WHAT THIS TASK INVOLVES =>
Starting at the line that contains "Convert this chart to Altair code." and stopping at the line that contains "LABEL_SIZE = 19", copy every line exactly, both ends included, without the pictures.

PROVIDED DATA =>
[Begin]
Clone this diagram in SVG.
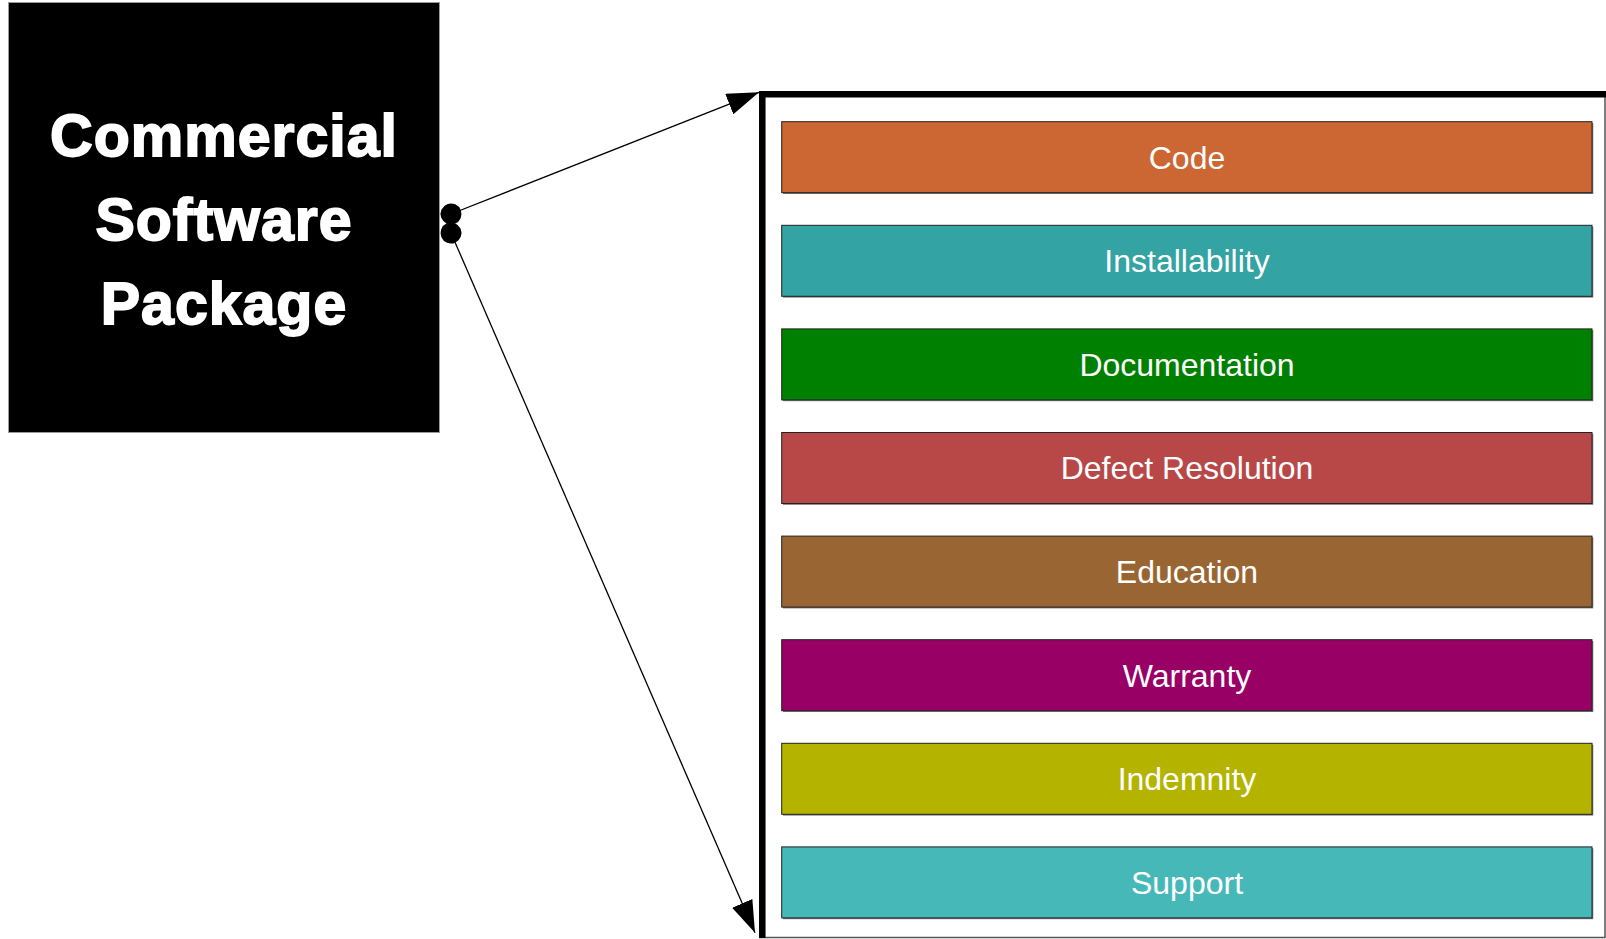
[End]
[Begin]
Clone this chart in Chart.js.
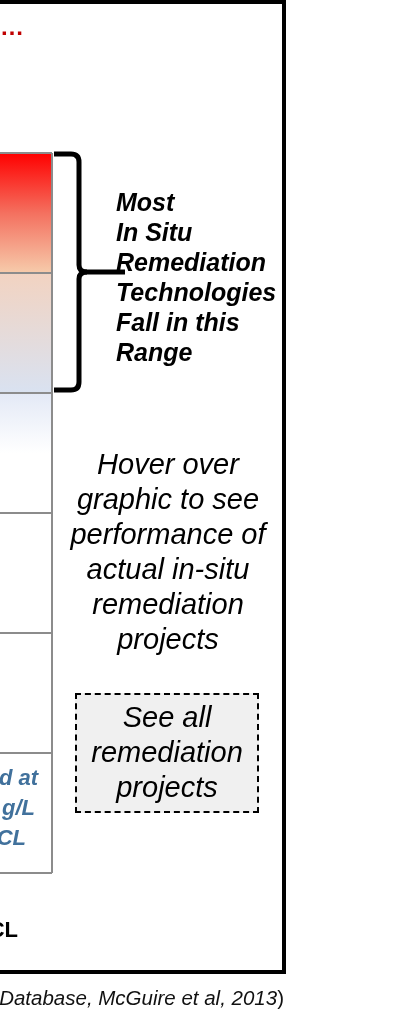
[End]
[Begin]
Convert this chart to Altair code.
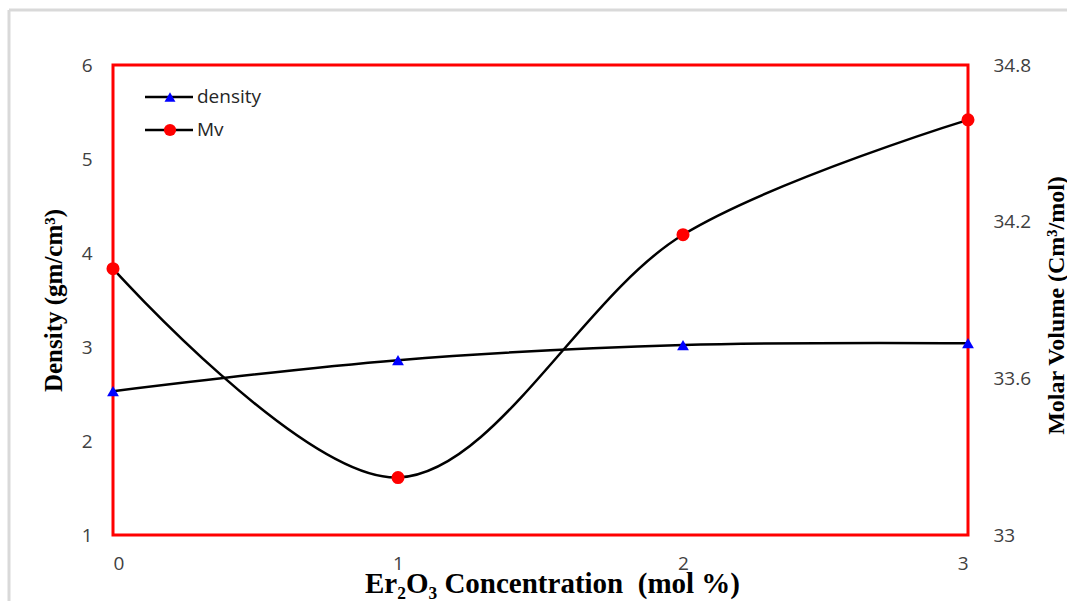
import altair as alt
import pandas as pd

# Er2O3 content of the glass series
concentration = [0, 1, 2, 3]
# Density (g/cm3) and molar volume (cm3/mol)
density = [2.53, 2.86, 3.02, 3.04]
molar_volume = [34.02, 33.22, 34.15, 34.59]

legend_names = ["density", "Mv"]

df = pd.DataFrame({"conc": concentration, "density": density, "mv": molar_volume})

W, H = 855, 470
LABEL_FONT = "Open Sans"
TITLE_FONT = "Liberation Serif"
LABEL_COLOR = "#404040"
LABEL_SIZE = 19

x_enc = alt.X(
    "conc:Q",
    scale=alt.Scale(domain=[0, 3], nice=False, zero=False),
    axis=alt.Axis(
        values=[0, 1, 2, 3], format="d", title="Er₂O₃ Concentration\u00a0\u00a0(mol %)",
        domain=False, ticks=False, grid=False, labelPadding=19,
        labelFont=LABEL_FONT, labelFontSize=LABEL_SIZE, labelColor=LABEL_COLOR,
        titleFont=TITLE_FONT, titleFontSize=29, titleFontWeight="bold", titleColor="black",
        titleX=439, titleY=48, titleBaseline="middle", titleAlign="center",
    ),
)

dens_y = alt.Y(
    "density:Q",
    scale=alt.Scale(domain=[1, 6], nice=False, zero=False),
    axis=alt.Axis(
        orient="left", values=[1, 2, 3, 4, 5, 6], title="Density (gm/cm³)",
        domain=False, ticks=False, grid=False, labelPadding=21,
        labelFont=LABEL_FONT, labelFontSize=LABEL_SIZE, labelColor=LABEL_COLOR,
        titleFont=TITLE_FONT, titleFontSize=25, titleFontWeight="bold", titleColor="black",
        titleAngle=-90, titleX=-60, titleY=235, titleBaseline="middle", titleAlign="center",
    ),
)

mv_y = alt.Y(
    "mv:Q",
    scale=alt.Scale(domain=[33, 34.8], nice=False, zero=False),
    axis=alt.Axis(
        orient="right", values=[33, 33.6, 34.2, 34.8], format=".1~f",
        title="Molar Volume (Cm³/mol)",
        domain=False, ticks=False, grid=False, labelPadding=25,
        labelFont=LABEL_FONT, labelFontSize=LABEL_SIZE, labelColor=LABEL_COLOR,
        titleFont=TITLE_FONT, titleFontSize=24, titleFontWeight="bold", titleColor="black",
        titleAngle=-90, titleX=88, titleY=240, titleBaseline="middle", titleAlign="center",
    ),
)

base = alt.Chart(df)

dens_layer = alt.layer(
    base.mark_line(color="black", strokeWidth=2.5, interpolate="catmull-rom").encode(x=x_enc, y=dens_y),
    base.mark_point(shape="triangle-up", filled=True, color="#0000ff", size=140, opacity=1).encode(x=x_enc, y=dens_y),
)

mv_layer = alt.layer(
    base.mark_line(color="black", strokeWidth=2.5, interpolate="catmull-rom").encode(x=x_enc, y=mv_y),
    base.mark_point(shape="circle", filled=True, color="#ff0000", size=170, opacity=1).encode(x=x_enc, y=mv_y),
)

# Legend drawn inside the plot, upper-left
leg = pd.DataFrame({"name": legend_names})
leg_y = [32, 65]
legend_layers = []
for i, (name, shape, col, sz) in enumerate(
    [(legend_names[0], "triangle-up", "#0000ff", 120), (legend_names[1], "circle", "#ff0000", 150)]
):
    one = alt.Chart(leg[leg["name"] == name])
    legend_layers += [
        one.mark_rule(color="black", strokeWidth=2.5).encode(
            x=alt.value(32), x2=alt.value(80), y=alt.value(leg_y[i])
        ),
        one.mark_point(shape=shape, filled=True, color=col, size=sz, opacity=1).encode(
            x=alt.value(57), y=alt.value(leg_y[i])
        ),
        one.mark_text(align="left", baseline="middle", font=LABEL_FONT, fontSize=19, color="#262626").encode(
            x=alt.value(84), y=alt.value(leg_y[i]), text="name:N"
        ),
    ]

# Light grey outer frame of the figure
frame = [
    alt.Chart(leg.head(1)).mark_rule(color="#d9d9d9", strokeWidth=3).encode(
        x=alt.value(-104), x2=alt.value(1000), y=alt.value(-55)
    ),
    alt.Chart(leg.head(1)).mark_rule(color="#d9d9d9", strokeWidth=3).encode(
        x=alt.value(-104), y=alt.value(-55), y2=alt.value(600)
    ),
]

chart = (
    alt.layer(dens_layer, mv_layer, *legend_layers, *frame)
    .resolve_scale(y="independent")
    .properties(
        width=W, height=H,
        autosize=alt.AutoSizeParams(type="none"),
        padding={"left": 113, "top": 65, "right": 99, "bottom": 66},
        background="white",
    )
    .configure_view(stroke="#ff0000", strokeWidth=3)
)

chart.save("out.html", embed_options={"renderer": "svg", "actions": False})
[End]
CORRECT RESULT =>
Convert this chart to Altair code.
import altair as alt
import pandas as pd

# Er2O3 content of the glass series
concentration = [0, 1, 2, 3]
# Density (g/cm3) and molar volume (cm3/mol)
density = [2.53, 2.86, 3.02, 3.04]
molar_volume = [34.02, 33.22, 34.15, 34.59]

legend_names = ["density", "Mv"]

df = pd.DataFrame({"conc": concentration, "density": density, "mv": molar_volume})

W, H = 855, 470
LABEL_FONT = "Open Sans"
TITLE_FONT = "Liberation Serif"
LABEL_COLOR = "#404040"
LABEL_SIZE = 19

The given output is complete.